Miao has certainly been exploring the aesthetics and issues of access in the internet in her work for some time. In 2007, for her undergrad thesis exhibition at the China Academy of Fine Arts near Shanghai, Miao made The Blind Spot, which meticulously documented every word blocked from Google.cn. The piece took Miao three months to make and is a brilliant DIY version of Jason Q. Ng’s work documenting blocked words on the popular Chinese social network Sina Weibo. But Miao has no interest in only focusing on the limitations of the Chinese internet, believing there are much more fascinating things underway.

For instance, iPhone Garbage is an incredible convergence of Chinese manufacturing, social media, and ​Shanzhai (slang for pirated and fake goods) culture.
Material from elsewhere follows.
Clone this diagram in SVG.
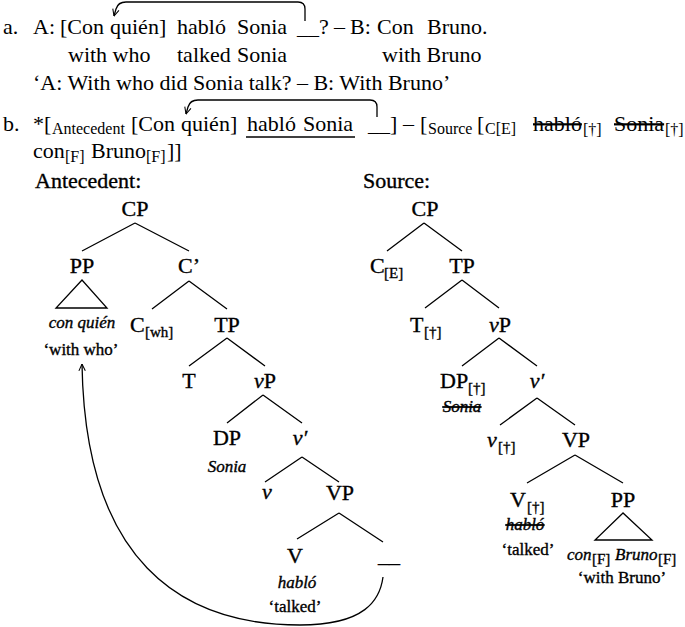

A heavily remixed video shows a young entrepreneur aggressively promoting his custom smartphone while continually calling the iPhone “garbage.” In Miao’s work we see a pushback on Western aesthetics and corporations in favor of a more local flavor.

Miao suggests that the emerging narrative of Shanzhai might be replicated in net art in China. At first Shanzhai referred only to cheap knockoffs that rarely worked and were an annoying thorn in “legitimate” companies’ sides. Now, as Joi Ito has found, Shanzhai merchants are beginning to build entirely unique hardware, offering entirely different capabilities than their Western smartphone counterparts. Miao believes too that Chinese net culture should embrace their differences and push them as far as possible.

In an int​erv​iew between Miao and Proksell, Miao said, “I think there is a bright future for Chinese internet art.” Proksell and Miao have an uphill battle proving that to the West, but just as I had never seen many of Miao’s influences, this culture is emerging with or without the West’s acknowledgement or support. Whether that appreciation comes or not, Netizenet is off to an amazing start and I for one will definitely keep my eyes open for the next show and on Miao.